Molly Lunaris was working as a teacher in Washington, DC when she made a critical career discovery: She felt a greater passion for a summer job in animal control than she did for teaching.
So, when an opportunity arose for the Richfield native to return to Minnesota and a job with St. Paul Animal Control, she took it. That was 13 years ago. Now, Lunaris is in charge of both the department’s Field Services and Shelter programs.
Animal Control provides care for more than 2,000 dogs, cats and other critters at the city’s shelter every year. Lunaris recently sat down with Eye On St. Paul to discuss dogs, cats, maybe a chicken or two — as well as to share a couple things you might not know about owning a pet in St. Paul.
This interview was edited for length.
Q: How many animals do you have in shelter at any one time?
HAS: It’s really hard to say. It fluctuates so much by season. In January when it’s cold, all of the dogs are hiding inside the house and the cats are too. We might have somewhere in the 10-15 range. And then around the summer it’s not unusual for us to have maybe 50 animals here at a time.
Q: What is the primary reason you have animals in the shelter?
HAS: Generally, it’s because an animal is lost and has gotten itself into some trouble. In the city, we don’t have packs of dogs running or anything like that. So, the animals we get in are often separated from their owners through some way, whether it’s accidental or, sometimes, intentional separation. We also get in a fair number of animals where the owner is in some type of a crisis — if they’ve been hospitalized or arrested and can no longer maintain that bond with the animal. Depending on the situation, we are sometimes working on reunification and sometimes working on re-homing that animal.
Q: How long will you hold an animal before you have to euthanize it or send it somewhere else?
HAS: We don’t have any type of a time limit on that.
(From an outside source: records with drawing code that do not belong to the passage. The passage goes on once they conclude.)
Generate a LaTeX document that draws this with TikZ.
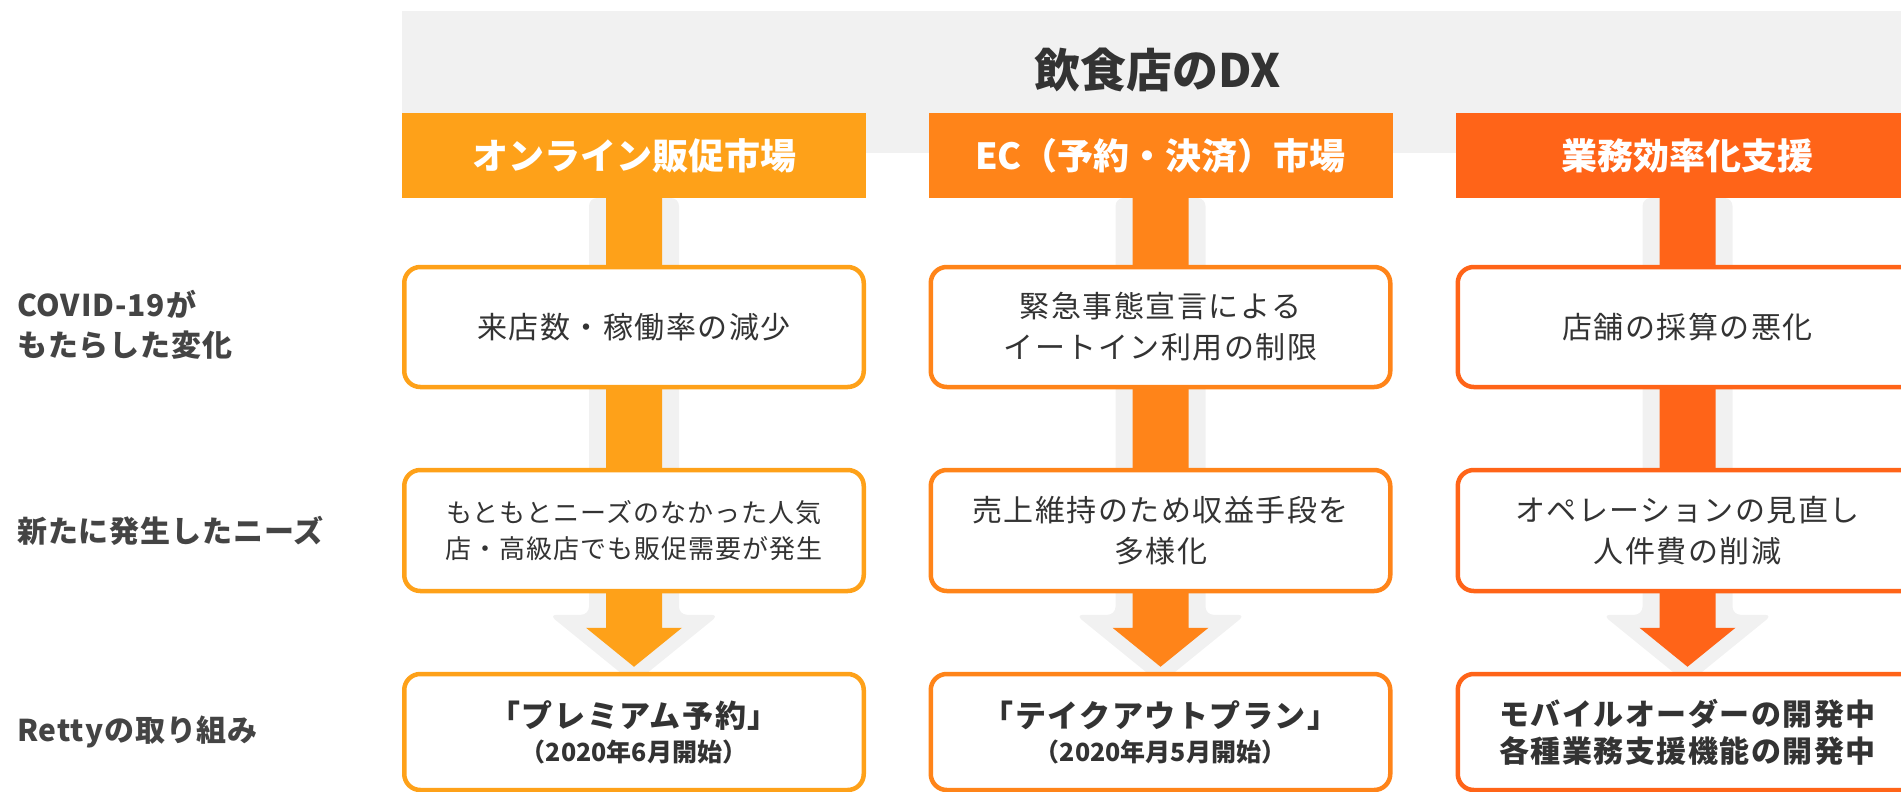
\documentclass[tikz,border=0pt]{standalone}
\usepackage{fontspec}
\setmainfont{Noto Sans CJK JP}
\usetikzlibrary{calc}
\pgfdeclarelayer{bandlayer}
\pgfdeclarelayer{shadowlayer}
\pgfdeclarelayer{stemlayer}
\pgfsetlayers{bandlayer,shadowlayer,stemlayer,main}
\definecolor{cA}{HTML}{FEA119}
\definecolor{cB}{HTML}{FF8419}
\definecolor{cC}{HTML}{FF6418}
\definecolor{bandgray}{HTML}{F1F1F1}
\definecolor{txt}{HTML}{333333}
\definecolor{lbl}{HTML}{444444}
\newcommand{\bodyfont}{\fontsize{30}{41}\selectfont\addfontfeature{LetterSpace=5}}
\newcommand{\smallbodyfont}{\fontsize{26}{36}\selectfont\addfontfeature{LetterSpace=4}}
\begin{document}
\begin{tikzpicture}[x=1pt,y=-1pt,
  hdr/.style={minimum width=464, minimum height=85, inner sep=0, outer sep=0,
    text=white, font=\fontsize{36}{40}\selectfont\bfseries},
  boxA/.style={draw, line width=4.5, fill=white, rounded corners=16,
    minimum width=459.5, inner sep=0, align=center, text=txt},
  row1/.style={boxA, minimum height=120},
  row2/.style={boxA, minimum height=121},
  row3/.style={boxA, minimum height=116},
  sidelabel/.style={anchor=west, align=left, inner sep=0, text=lbl,
    font=\fontsize{30}{40}\selectfont\bfseries\addfontfeature{LetterSpace=3}},
  titlefont/.style={text=txt, inner sep=0, font=\fontsize{46}{50}\selectfont\bfseries}
]
\useasboundingbox (0,0) rectangle (1901,792);

\begin{pgfonlayer}{bandlayer}
  \fill[bandgray] (402,11) rectangle (1901,153);
\end{pgfonlayer}

\node[titlefont] (title) at (1158,70) {飲食店のDX};

% headers
\node[hdr, fill=cA] (h1) at (634,155.5) {オンライン販促市場};
\node[hdr, fill=cB] (h2) at (1160.5,155.5) {EC（予約・決済）市場};
\node[hdr, fill=cC] (h3) at (1687.5,155.5) {業務効率化支援};

% row 1
\node[row1, draw=cA, font=\bodyfont] (r11) at (634,327) {来店数・稼働率の減少};
\node[row1, draw=cB, font=\bodyfont] (r21) at (1160.5,327) {緊急事態宣言による\\イートイン利用の制限};
\node[row1, draw=cC, font=\bodyfont] (r31) at (1687.5,327) {店舗の採算の悪化};

% row 2
\node[row2, draw=cA, font=\smallbodyfont] (r12) at (634,530.5) {もともとニーズのなかった人気\\店・高級店でも販促需要が発生};
\node[row2, draw=cB, font=\bodyfont] (r22) at (1160.5,530.5) {売上維持のため収益手段を\\多様化};
\node[row2, draw=cC, font=\bodyfont] (r32) at (1687.5,530.5) {オペレーションの見直し\\人件費の削減};

% row 3
\node[row3, draw=cA, font=\fontsize{31}{34}\selectfont\bfseries\addfontfeature{LetterSpace=5}] (r13) at (634,732)
  {「プレミアム予約」\\{\fontsize{25}{34}\selectfont\addfontfeature{LetterSpace=0}（2020年6月開始）}};
\node[row3, draw=cB, font=\fontsize{31}{34}\selectfont\bfseries\addfontfeature{LetterSpace=5}] (r23) at (1160.5,732)
  {「テイクアウトプラン」\\{\fontsize{25}{34}\selectfont\addfontfeature{LetterSpace=0}（2020年月5月開始）}};
\node[row3, draw=cC, font=\fontsize{30}{37}\selectfont\bfseries\addfontfeature{LetterSpace=5}] (r33) at (1687.5,732)
  {モバイルオーダーの開発中\\各種業務支援機能の開発中};

% side labels
\node[sidelabel] (l1) at (17,325) {COVID-19が\\もたらした変化};
\node[sidelabel] (l2) at (17,530.5) {新たに発生したニーズ};
\node[sidelabel] (l3) at (17,732) {Rettyの取り組み};

% gray shadow arrows
\begin{pgfonlayer}{shadowlayer}
  \foreach \h/\b in {h1/r13, h2/r23, h3/r33} {
    \fill[bandgray, rounded corners=8]
      ($(\h.south)+(-45,0)$) -- ($(\b.north)+(-45,-57)$) -- ($(\b.north)+(-85,-57)$)
      -- ($(\b.north)+(0,12)$) -- ($(\b.north)+(85,-57)$) -- ($(\b.north)+(45,-57)$)
      -- ($(\h.south)+(45,0)$) -- cycle;
  }
\end{pgfonlayer}

% orange arrows
\begin{pgfonlayer}{stemlayer}
  \foreach \h/\b/\c in {h1/r13/cA, h2/r23/cB, h3/r33/cC} {
    \fill[\c]
      ($(\h.south)+(-28,0)$) -- ($(\b.north)+(-28,-44)$) -- ($(\b.north)+(-48,-44)$)
      -- ($(\b.north)+(0,-5)$) -- ($(\b.north)+(48,-44)$) -- ($(\b.north)+(28,-44)$)
      -- ($(\h.south)+(28,0)$) -- cycle;
  }
\end{pgfonlayer}
\end{tikzpicture}
\end{document}
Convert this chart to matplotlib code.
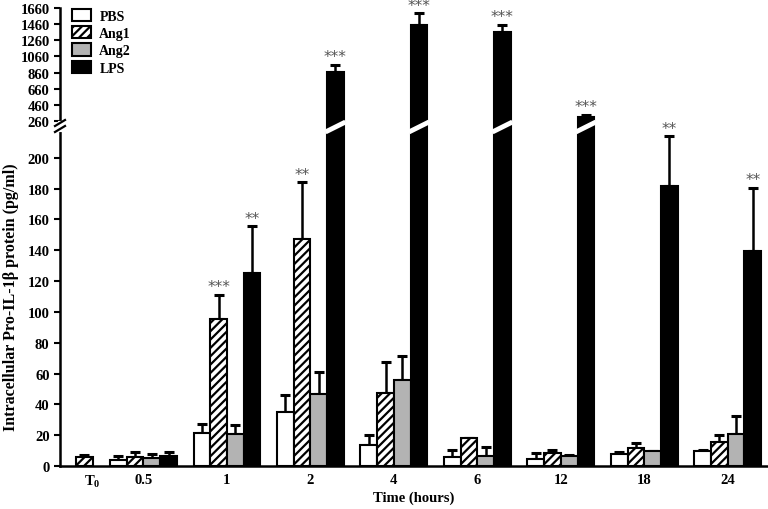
import numpy as np
import matplotlib
matplotlib.use("Agg")
import matplotlib.pyplot as plt
import matplotlib.transforms as mtransforms

plt.rcParams['font.family'] = ['Liberation Serif', 'DejaVu Serif']
plt.rcParams['font.weight'] = 'bold'
plt.rcParams['mathtext.fontset'] = 'custom'
plt.rcParams['mathtext.rm'] = 'Liberation Serif:bold'
plt.rcParams['mathtext.bf'] = 'Liberation Serif:bold'
plt.rcParams['hatch.linewidth'] = 1.6

# data (pg/ml)
times = [r'$\mathbf{T_0}$', '0.5', '1', '2', '4', '6', '12', '18', '24']
nan = np.nan
pbs = [nan, 3.9, 21.2, 34.8, 13.6, 5.6, 4.5, 7.8, 9.5]
pbs_err = [nan, 2.8, 6.1, 11.3, 6.7, 4.8, 3.9, 1.5, 1.1]
ang1 = [6.0, 6.0, 95.5, 147, 47.4, 18.0, 8.4, 11.9, 15.8]
ang1_err = [1.1, 2.9, 15.5, 37, 19.9, 0.4, 2.0, 2.8, 4.5]
ang2 = [nan, 5.2, 20.8, 46.8, 55.8, 6.3, 6.7, 9.5, 20.8]
ang2_err = [nan, 2.6, 6.0, 14.4, 15.8, 6.2, 0.3, 0.4, 11.5]
lps = [nan, 6.7, 125.3, 862, 1452, 1358, 305, 182, 139.6]
lps_err = [nan, 2.2, 30.3, 95, 142, 95, 28, 32, 41]
stars = {('Ang1', 2): '***', ('LPS', 2): '**', ('Ang1', 3): '**',
         ('LPS', 3): '***', ('LPS', 4): '***', ('LPS', 5): '***',
         ('LPS', 6): '***', ('LPS', 7): '**', ('LPS', 8): '**'}

series = [
    ('PBS', pbs, pbs_err, dict(color='white')),
    ('Ang1', ang1, ang1_err, dict(color='white', hatch='////')),
    ('Ang2', ang2, ang2_err, dict(color='#b3b3b3')),
    ('LPS', lps, lps_err, dict(color='black')),
]

W, H = 768, 510
fig = plt.figure(figsize=(W / 100, H / 100), dpi=100)

def px_axes(x0, y_top, x1, y_bot):
    return fig.add_axes([x0 / W, 1 - y_bot / H, (x1 - x0) / W, (y_bot - y_top) / H])

ax_hi = px_axes(60, 9, 767, 128)
ax_lo = px_axes(60, 128, 767, 467)

lo_max = 220
hi_min = 186
ax_lo.set_ylim(0, lo_max)
ax_hi.set_ylim(hi_min, 1660)

x = np.array([0.39, 1, 2, 3, 4, 5, 6, 7, 8])
width = 0.2
offsets = (np.arange(4) - 1.5) * width

for i, (name, vals, errs, style) in enumerate(series):
    vals = np.array(vals, float)
    errs = np.array(errs, float)
    xs = x + offsets[i]
    tops = vals + errs
    for ax in (ax_lo, ax_hi):
        v = vals if ax is ax_lo else np.where(vals > hi_min, vals, nan)
        ax.bar(xs, v, width, edgecolor='black', linewidth=1.5,
               label=name, zorder=2, **style)
        # each error bar goes only in the panel that holds its cap
        sel = tops < lo_max if ax is ax_lo else tops >= lo_max
        ax.errorbar(xs[sel], vals[sel], yerr=[np.zeros(sel.sum()), errs[sel]],
                    fmt='none', ecolor='black', elinewidth=1.8, capsize=3.5,
                    capthick=2.2, zorder=1)

for ax in (ax_lo, ax_hi):
    ax.set_xlim(0, 8.47)
    ax.tick_params(axis='y', direction='out', length=4, width=1.5,
                   labelsize=10.5)
    for s in ('top', 'right'):
        ax.spines[s].set_visible(False)
    ax.spines['left'].set_linewidth(1.8)

ax_lo.set_yticks(np.arange(0, 201, 20))
ax_hi.set_yticks(np.arange(260, 1661, 200))
ax_hi.spines['bottom'].set_visible(False)
ax_hi.set_xticks([])
ax_lo.spines['bottom'].set_linewidth(1.8)
ax_lo.set_xticks(x)
ax_lo.set_xticklabels(times, fontsize=10.5)
ax_lo.tick_params(axis='x', length=0, pad=5)
for ax in (ax_lo, ax_hi):
    plt.setp(ax.get_yticklabels() + ax.get_xticklabels(), fontweight='bold')
ax_lo.set_xlabel('Time (hours)', fontsize=10.5, fontweight='bold', labelpad=1)
ax_lo.set_ylabel('Intracellular Pro-IL-1β protein (pg/ml)', fontsize=11.5,
                 fontweight='bold', labelpad=6)

# significance marks
for i, (name, vals, errs, style) in enumerate(series):
    for j in range(len(x)):
        key = (name, j)
        if key in stars:
            top = vals[j] + errs[j]
            ax = ax_lo if top < lo_max else ax_hi
            ax.annotate(stars[key], (x[j] + offsets[i], top), xytext=(0, 0.5),
                        textcoords='offset points', ha='center', va='bottom',
                        fontsize=11, color='#555555', family='DejaVu Sans',
                        fontweight='normal', annotation_clip=False)

# broken-axis marks on the tall LPS bars
blend = mtransforms.blended_transform_factory(ax_lo.transData, fig.transFigure)
yb = 1 - 128 / H
for j in range(len(x)):
    if lps[j] > lo_max:
        xc = x[j] + offsets[3]
        ax_lo.plot([xc - width / 2 - 0.02, xc + width / 2 + 0.02],
                   [yb - 5 / H, yb + 5 / H], color='white', lw=3.5,
                   transform=blend, clip_on=False, zorder=5,
                   solid_capstyle='butt')

# break symbol on the y axis
ax_lo.plot([60 / W, 60 / W], [1 - 124 / H, 1 - 131 / H], color='white', lw=3,
           transform=fig.transFigure, clip_on=False, zorder=6)
for dy in (0, 6):
    ax_lo.plot([55 / W, 65 / W], [1 - (127 + dy) / H, 1 - (121 + dy) / H],
               color='black', lw=1.6, transform=fig.transFigure,
               clip_on=False, zorder=7)

handles, labels = ax_lo.get_legend_handles_labels()
leg = ax_hi.legend(handles[:4], labels[:4], loc='upper left',
                   bbox_to_anchor=(66 / W, 1 - 4 / H),
                   bbox_transform=fig.transFigure, frameon=False,
                   prop={'size': 10, 'weight': 'bold'}, handlelength=1.4,
                   handleheight=1.0, labelspacing=0.25, handletextpad=0.6,
                   borderaxespad=0)

fig.savefig('out.png', dpi=100)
We have kept animals here at the shelter for months. [State law requires holding a lost animal for at least five business days before release. After the holding period is over, animals may be released to animal rescue organizations.]
Q: Are you open seven days a week?
HAS: No. We’re open Monday through Friday. Realistically, it’s seven days. Eight with holidays. We had an animal surrendered three weeks ago and he’s going out to a foster today.
Q: Do you have a relationship with foster organizations?
HAS: When we are not able to reunite an animal with its owner, then we are looking to re-home it in some kind of way. We are a small organization, so rather than try to do adoption, which requires staff and public hours and marketing, we really focus on our relationships with nonprofits. The main ones we work with are the Animal Humane Society [and] small nonprofits that do foster-based rescue. We probably have 25 of those in our network.
We’ve been able to grow our programs to the point that we really only euthanize 5% to 6% of the animals that come in. People talk about no kill versus kill shelters — it’s not language I love but people use those terms — and the target for shelters that call themselves no-kill is 90 percent.
Q: So, you either return to the owner or foster almost all the animals you get?
HAS: Or take them to another shelter.
Q: Why are your numbers are so strong?
HAS: That’s what the rate is for the Twin Cities in general. Minnesota is just a wonderful rescue community that really wants to help animals. That really allows shelters that are small like this or have limited resources to really grow the numbers.
Q: What kinds of animals do you have in shelter right now?
HAS: We’re primarily dogs and cats. In addition to that, we have a domestic bunny who is hanging out outside my office. We also have some roosters here. On most days, I would say we have a handful of roosters in our building.
This year we have had a lamb and a baby goat in. The goat was seized. [The owners] couldn’t care for it. The lamb was found stray. She was pretty sickly [and had to be euthanized]. But she had a great two weeks of lots of pampering by the veterinarian.
Q: How many officers do you have?
HAS: Right now, I have three animal services officers. And we’re staffed for five, so we have a couple of positions open that we’re working to hire. We’re on-call 24 hours a day. If there’s an animal emergency in the middle of the night, we get called out of bed.
Q: If people let their cat go outside the house, are they breaking the law?
HAS: Not in St. Paul. St. Paul does not require that cat owners purchase a license for their cat, although dog owners are required to. We ask people to be respectful and if they choose to have an indoor/outdoor cat, be mindful of neighbors who may not want them to dig in their vegetable garden. We always encourage people to keep their pets inside whenever they can.